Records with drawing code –
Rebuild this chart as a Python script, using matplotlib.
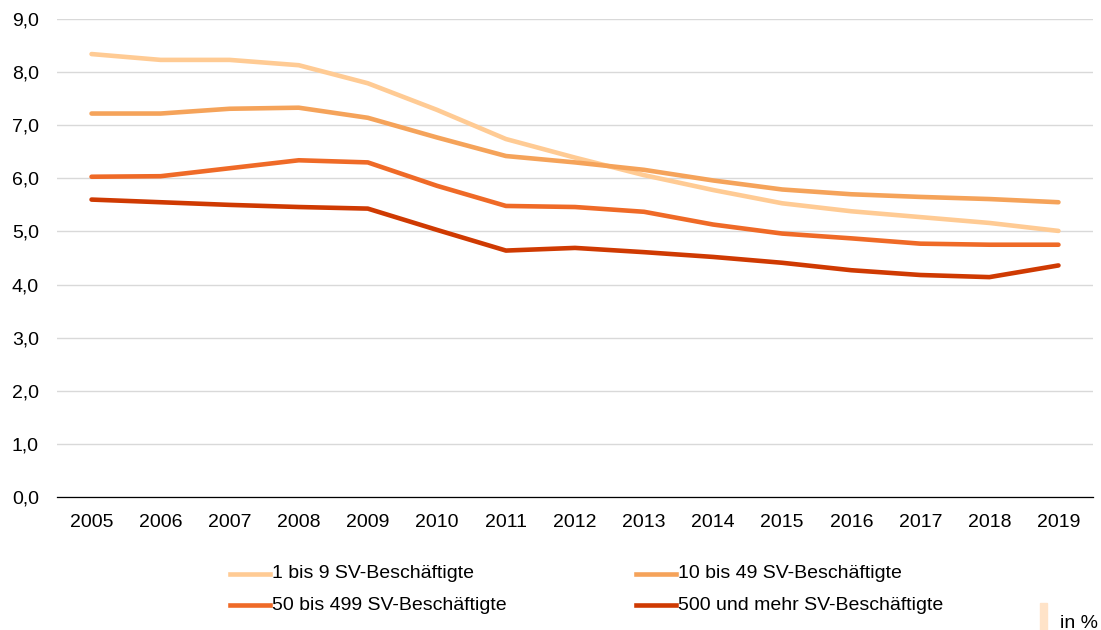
import matplotlib
matplotlib.use("Agg")
import matplotlib.pyplot as plt
from matplotlib.lines import Line2D
from matplotlib.patches import Rectangle

plt.rcParams['font.family'] = ['Liberation Sans', 'DejaVu Sans']

years = [str(y) for y in range(2005, 2020)]
labels = ["1 bis 9 SV-Beschäftigte", "10 bis 49 SV-Beschäftigte",
          "50 bis 499 SV-Beschäftigte", "500 und mehr SV-Beschäftigte"]
s1 = [8.34, 8.23, 8.23, 8.13, 7.79, 7.29, 6.74, 6.39, 6.06, 5.78, 5.53, 5.38, 5.27, 5.16, 5.01]
s2 = [7.22, 7.22, 7.31, 7.33, 7.14, 6.77, 6.42, 6.30, 6.16, 5.96, 5.79, 5.70, 5.65, 5.61, 5.55]
s3 = [6.03, 6.04, 6.19, 6.34, 6.30, 5.86, 5.48, 5.46, 5.37, 5.13, 4.96, 4.87, 4.77, 4.75, 4.75]
s4 = [5.60, 5.55, 5.50, 5.46, 5.43, 5.03, 4.64, 4.69, 4.61, 4.52, 4.41, 4.27, 4.18, 4.14, 4.36]
series = [s1, s2, s3, s4]
colors = ["#FFCB94", "#F5A35A", "#EF6A27", "#CF3A02"]
yticks = [0, 1, 2, 3, 4, 5, 6, 7, 8, 9]

fig = plt.figure(figsize=(11.01, 6.30), dpi=100)
ax = fig.add_axes([57/1101, 1 - 497/630, 1036/1101, (497 - 19)/630])

x = list(range(len(years)))
for s, c, lab in zip(series, colors, labels):
    ax.plot(x, s, color=c, lw=3.3, solid_capstyle='round', label=lab, zorder=3)

ax.set_xlim(-0.5, len(years) - 0.5)
ax.set_ylim(0, 9)
ax.set_yticks(yticks)
ax.set_yticklabels([f"{v:.1f}".replace(".", ",") for v in yticks])
ax.set_xticks(x)
ax.set_xticklabels(years)
ax.grid(axis='y', color='#D9D9D9', lw=1.0, zorder=0)
for sp in ['top', 'right', 'left']:
    ax.spines[sp].set_visible(False)
ax.spines['bottom'].set_color('#000000')
ax.spines['bottom'].set_linewidth(0.9)
ax.spines['bottom'].set_zorder(2)
ax.tick_params(axis='both', length=0, labelsize=14, colors='#000000')
ax.tick_params(axis='y', pad=13)
ax.tick_params(axis='x', pad=12)

# legend (manual placement)
pos = [(230, 574), (636, 574), (230, 605), (636, 605)]
for (px, py), c, lab in zip(pos, colors, labels):
    fy = 1 - py / 630
    fig.add_artist(Line2D([px/1101, (px + 40)/1101], [fy, fy], color=c, lw=3.3,
                          transform=fig.transFigure))
    fig.text((px + 42)/1101, fy, lab, fontsize=14, va='center', ha='left')

fig.add_artist(Rectangle((1040/1101, 0), 7/1101, 27/630, color='#FFE3C8',
                         transform=fig.transFigure))
fig.text(1060/1101, 1 - 623/630, "in %", fontsize=14, va='center', ha='left')

fig.savefig("out.png", dpi=100)
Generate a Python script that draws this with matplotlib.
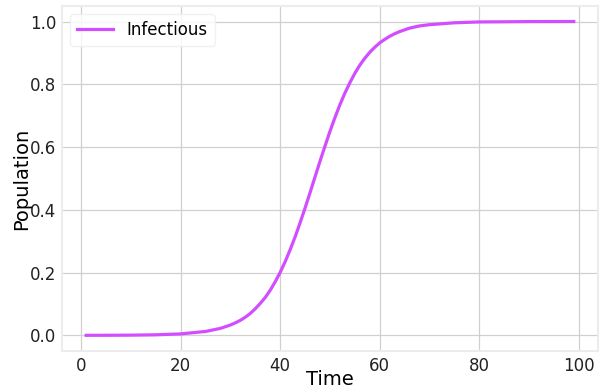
import matplotlib
matplotlib.use('Agg')
import matplotlib.pyplot as plt

# values
time = [1, 5, 10, 15, 20, 25, 28, 30, 31, 32, 33, 34, 35, 36, 37, 38, 39, 40,
        41, 42, 43, 44, 45, 46, 47, 48, 49, 50, 51, 52, 53, 54, 55, 56, 57,
        58, 59, 60, 61, 62, 63, 64, 66, 68, 70, 75, 80, 90, 99]
infectious = [0.0001, 0.0002, 0.0006, 0.0017, 0.0046, 0.0124, 0.0223, 0.033,
              0.040, 0.048, 0.058, 0.070, 0.085, 0.102, 0.121, 0.144, 0.171,
              0.201, 0.235, 0.273, 0.314, 0.359, 0.406, 0.455, 0.505, 0.555,
              0.603, 0.650, 0.694, 0.735, 0.772, 0.805, 0.835, 0.861, 0.883,
              0.902, 0.918, 0.932, 0.943, 0.953, 0.961, 0.968, 0.979, 0.986,
              0.990, 0.996, 0.9987, 0.9998, 1.0]

fig = plt.figure(figsize=(6.06, 3.9), dpi=100)
ax = fig.add_axes([0.102, 0.1, 0.885, 0.885])
ax.plot(time, infectious, color='#d24dff', lw=2.3, label='Infectious')

ax.grid(True, color='#d0d0d0', lw=0.9)
for s in ax.spines.values():
    s.set_color('#ececec')
    s.set_linewidth(1.5)
ax.tick_params(length=0, labelsize=12, colors='#222222', pad=4)
ax.set_xticks([0, 20, 40, 60, 80, 100])
ax.set_yticks([0.0, 0.2, 0.4, 0.6, 0.8, 1.0])
ax.set_xlabel('Time', fontsize=14, labelpad=-3)
ax.set_ylabel('Population', fontsize=14, labelpad=-1)
ax.legend(loc='upper left', fontsize=12, frameon=True, framealpha=0.8,
          edgecolor='#eeeeee', handlelength=2.2)

fig.savefig('out.png', dpi=100)
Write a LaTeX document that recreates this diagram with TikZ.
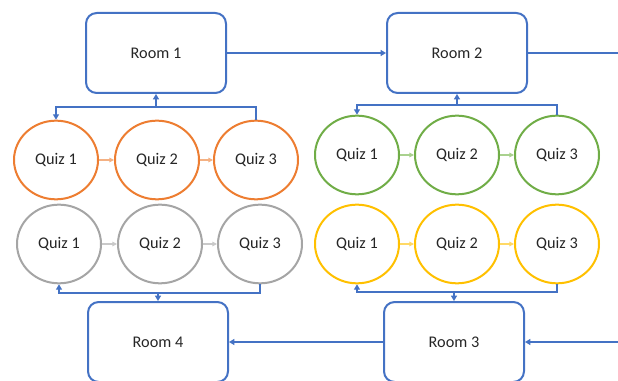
\documentclass[tikz,border=0pt]{standalone}
\usepackage{fontspec}
\setmainfont{Carlito}
\usetikzlibrary{arrows.meta,shapes.geometric}
\definecolor{roomblue}{HTML}{4472C4}
\definecolor{qorange}{HTML}{ED7D31}
\definecolor{qgreen}{HTML}{70AD47}
\definecolor{qgray}{HTML}{A5A5A5}
\definecolor{qyellow}{HTML}{FFC000}
\definecolor{aorange}{HTML}{F4B183}
\definecolor{agreen}{HTML}{A9D18E}
\definecolor{agray}{HTML}{C9C9C9}
\definecolor{ayellow}{HTML}{FFD966}
\begin{document}
\begin{tikzpicture}[x=0.75pt,y=-0.75pt,
  every node/.style={font=\fontsize{12.2}{14}\selectfont, text=black!85},
  room/.style={draw=roomblue, line width=1.5pt, rounded corners=8pt,
    minimum width=105pt, minimum height=60pt, inner sep=0pt},
  quiz/.style={ellipse, draw=#1, line width=1.5pt,
    minimum width=63pt, minimum height=59pt, inner sep=0pt},
  flow/.style={draw=roomblue, line width=1.5pt,
    -{Triangle[length=4pt,width=4.5pt]}},
  plain/.style={draw=roomblue, line width=1.5pt},
  qstep/.style={draw=#1, line width=0.8pt,
    -{Triangle[length=3.5pt,width=3.5pt]}},
]
\useasboundingbox (0,0) rectangle (618,381);

% rooms
\node[room] (r1) at (156,53) {Room 1};
\node[room] (r2) at (457,53) {Room 2};
\node[room] (r3) at (454,342) {Room 3};
\node[room] (r4) at (158,342) {Room 4};

% quiz chains
\node[quiz=qorange] (o1) at (56,160) {Quiz 1};
\node[quiz=qorange] (o2) at (157,160) {Quiz 2};
\node[quiz=qorange] (o3) at (256,160) {Quiz 3};

\node[quiz=qgreen] (g1) at (357,155) {Quiz 1};
\node[quiz=qgreen] (g2) at (457,155) {Quiz 2};
\node[quiz=qgreen] (g3) at (557,155) {Quiz 3};

\node[quiz=qgray] (h1) at (59,244) {Quiz 1};
\node[quiz=qgray] (h2) at (160,244) {Quiz 2};
\node[quiz=qgray] (h3) at (260,244) {Quiz 3};

\node[quiz=qyellow] (y1) at (357,244) {Quiz 1};
\node[quiz=qyellow] (y2) at (457,244) {Quiz 2};
\node[quiz=qyellow] (y3) at (557,244) {Quiz 3};

% steps between quizzes
\draw[qstep=aorange] (o1) -- (o2);
\draw[qstep=aorange] (o2) -- (o3);
\draw[qstep=agreen] (g1) -- (g2);
\draw[qstep=agreen] (g2) -- (g3);
\draw[qstep=agray] (h1) -- (h2);
\draw[qstep=agray] (h2) -- (h3);
\draw[qstep=ayellow] (y1) -- (y2);
\draw[qstep=ayellow] (y2) -- (y3);

% bus junctions
\coordinate (b1) at (156,107);
\coordinate (b2) at (457,105);
\coordinate (b4) at (158,293);
\coordinate (b3) at (454,292);

% room <-> quiz loops
\draw[flow] (o3.north) |- (b1) -| (o1.north);
\draw[flow] (b1) -- (r1.south);
\draw[flow] (g3.north) |- (b2) -| (g1.north);
\draw[flow] (b2) -- (r2.south);
\draw[flow] (h3.south) |- (b4) -| (h1.south);
\draw[flow] (b4) -- (r4.north);
\draw[flow] (y3.south) |- (b3) -| (y1.south);
\draw[flow] (b3) -- (r3.north);

% room to room
\coordinate (out2) at (618,53);
\coordinate (in3) at (618,342);
\draw[flow] (r1) -- (r2);
\draw[plain] (r2) -- (out2);
\draw[flow] (in3) -- (r3);
\draw[flow] (r3) -- (r4);
\end{tikzpicture}
\end{document}
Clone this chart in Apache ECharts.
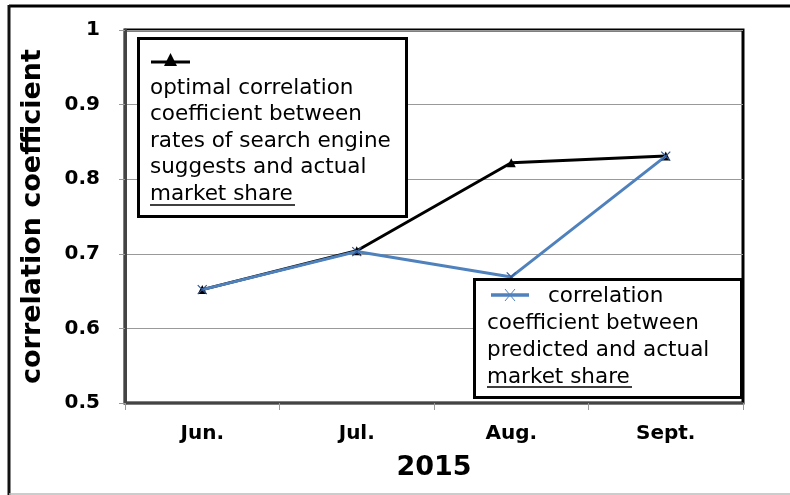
<!DOCTYPE html>
<html>
<head>
<meta charset="utf-8">
<script src="https://cdn.jsdelivr.net/npm/echarts@6/dist/echarts.min.js"></script>
<style>html,body{margin:0;padding:0;background:#fff;}#c{width:790px;height:495px;}</style>
</head>
<body>
<div id="c"></div>
<script>
var categories = ['Jun.', 'Jul.', 'Aug.', 'Sept.'];
var optimalValues = [0.652, 0.704, 0.822, 0.831];
var predictedValues = [0.652, 0.703, 0.669, 0.831];
var optimalName = ['optimal correlation', 'coefficient between', 'rates of search engine', 'suggests and actual', 'market share'];
var predictedName = ['correlation', 'coefficient between', 'predicted and actual', 'market share'];
var yAxisTitle = 'correlation coefficient';
var xAxisTitle = '2015';

var FONT = 'DejaVu Sans';
var BLUE = '#4F81BD';
var chart = echarts.init(document.getElementById('c'), null, {renderer: 'canvas'});

function textLines(lines, x, y0, step) {
  return lines.map(function (t, i) {
    return {type: 'text', z: 11,
      style: {x: x, y: y0 + i * step + 1, text: t, font: '21.5px "' + FONT + '"', fill: '#000', verticalAlign: 'middle'}};
  });
}

var graphics = [
  // outer frame
  {type: 'line', shape: {x1: 9, y1: 6, x2: 790, y2: 6}, style: {stroke: '#000', lineWidth: 3}},
  {type: 'line', shape: {x1: 9, y1: 5, x2: 9, y2: 495}, style: {stroke: '#111', lineWidth: 3}},
  {type: 'line', shape: {x1: 9, y1: 494, x2: 790, y2: 494}, style: {stroke: '#bbb', lineWidth: 1.5}},
  // legend 1
  {type: 'rect', shape: {x: 138.5, y: 38.5, width: 268, height: 178}, style: {fill: '#fff', stroke: '#000', lineWidth: 3}, z: 10},
  {type: 'line', shape: {x1: 151, y1: 62, x2: 190, y2: 62}, style: {stroke: '#000', lineWidth: 3}, z: 11},
  {type: 'polygon', shape: {points: [[170.5, 53], [164, 66], [177, 66]]}, style: {fill: '#000'}, z: 11},
  {type: 'line', shape: {x1: 150, y1: 205, x2: 295, y2: 205}, style: {stroke: '#000', lineWidth: 1.5}, z: 11},
  // legend 2
  {type: 'rect', shape: {x: 474.5, y: 279.5, width: 267, height: 118}, style: {fill: '#fff', stroke: '#000', lineWidth: 3}, z: 10},
  {type: 'line', shape: {x1: 491, y1: 295, x2: 529, y2: 295}, style: {stroke: BLUE, lineWidth: 3.5}, z: 11},
  {type: 'line', shape: {x1: 505, y1: 289, x2: 515, y2: 301}, style: {stroke: BLUE, lineWidth: 1}, z: 11},
  {type: 'line', shape: {x1: 515, y1: 289, x2: 505, y2: 301}, style: {stroke: BLUE, lineWidth: 1}, z: 11},
  {type: 'line', shape: {x1: 487, y1: 387, x2: 632, y2: 387}, style: {stroke: '#000', lineWidth: 1.5}, z: 11}
];
textLines(optimalName, 150, 87, 26.5).forEach(function (g) { graphics.push(g); });
var t2 = textLines(predictedName, 487, 295, 27.3);
t2[0].style.x = 548;
t2.forEach(function (g) { graphics.push(g); });

var option = {
  backgroundColor: '#fff',
  animation: false,
  grid: {left: 125, right: 47, top: 30, bottom: 92, show: true, borderColor: '#000', borderWidth: 3, backgroundColor: 'transparent'},
  xAxis: {
    type: 'category', data: categories, boundaryGap: true,
    axisLine: {lineStyle: {color: '#444', width: 2}},
    axisTick: {show: true, length: 7, lineStyle: {color: '#999'}},
    axisLabel: {color: '#000', fontFamily: FONT, fontWeight: 'bold', fontSize: 20, margin: 21},
    name: xAxisTitle, nameLocation: 'middle', nameGap: 51,
    nameTextStyle: {color: '#000', fontFamily: FONT, fontWeight: 'bold', fontSize: 27}
  },
  yAxis: {
    type: 'value', min: 0.5, max: 1, interval: 0.1,
    axisLine: {show: true, lineStyle: {color: '#444', width: 3}},
    axisTick: {show: true, length: 6, lineStyle: {color: '#999'}},
    splitLine: {lineStyle: {color: '#999', width: 1}},
    axisLabel: {color: '#000', fontFamily: FONT, fontWeight: 'bold', fontSize: 20, margin: 25,
      formatter: function (v) { return Math.abs(v - 1) < 1e-9 ? '1' : v.toFixed(1); }},
    name: yAxisTitle, nameLocation: 'middle', nameGap: 79, nameRotate: 90,
    nameTextStyle: {color: '#000', fontFamily: FONT, fontWeight: 'bold', fontSize: 27}
  },
  series: [
    {type: 'line', name: optimalName.join(' '), data: optimalValues,
      lineStyle: {color: '#000', width: 3}, itemStyle: {color: '#000'},
      symbol: 'triangle', symbolSize: 9, z: 3},
    {type: 'line', name: predictedName.join(' '), data: predictedValues,
      lineStyle: {color: BLUE, width: 3}, itemStyle: {color: 'transparent', borderColor: '#2F5597', borderWidth: 1.2},
      symbol: 'path://M0,0L10,10M10,0L0,10', symbolSize: 9, z: 4}
  ],
  graphic: graphics
};
chart.setOption(option);
</script>
</body>
</html>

The request – Copy the records above exactly, from the first line through the line containing "plt.rcParams['font.family'] = ['Liberation", and leave out the pictures.

Final answer –
Rebuild this chart as a Python script, using matplotlib.
import matplotlib
matplotlib.use("Agg")
import matplotlib.pyplot as plt
from matplotlib.lines import Line2D
from matplotlib.patches import Rectangle

plt.rcParams['font.family'] = ['Liberation Sans', 'DejaVu Sans']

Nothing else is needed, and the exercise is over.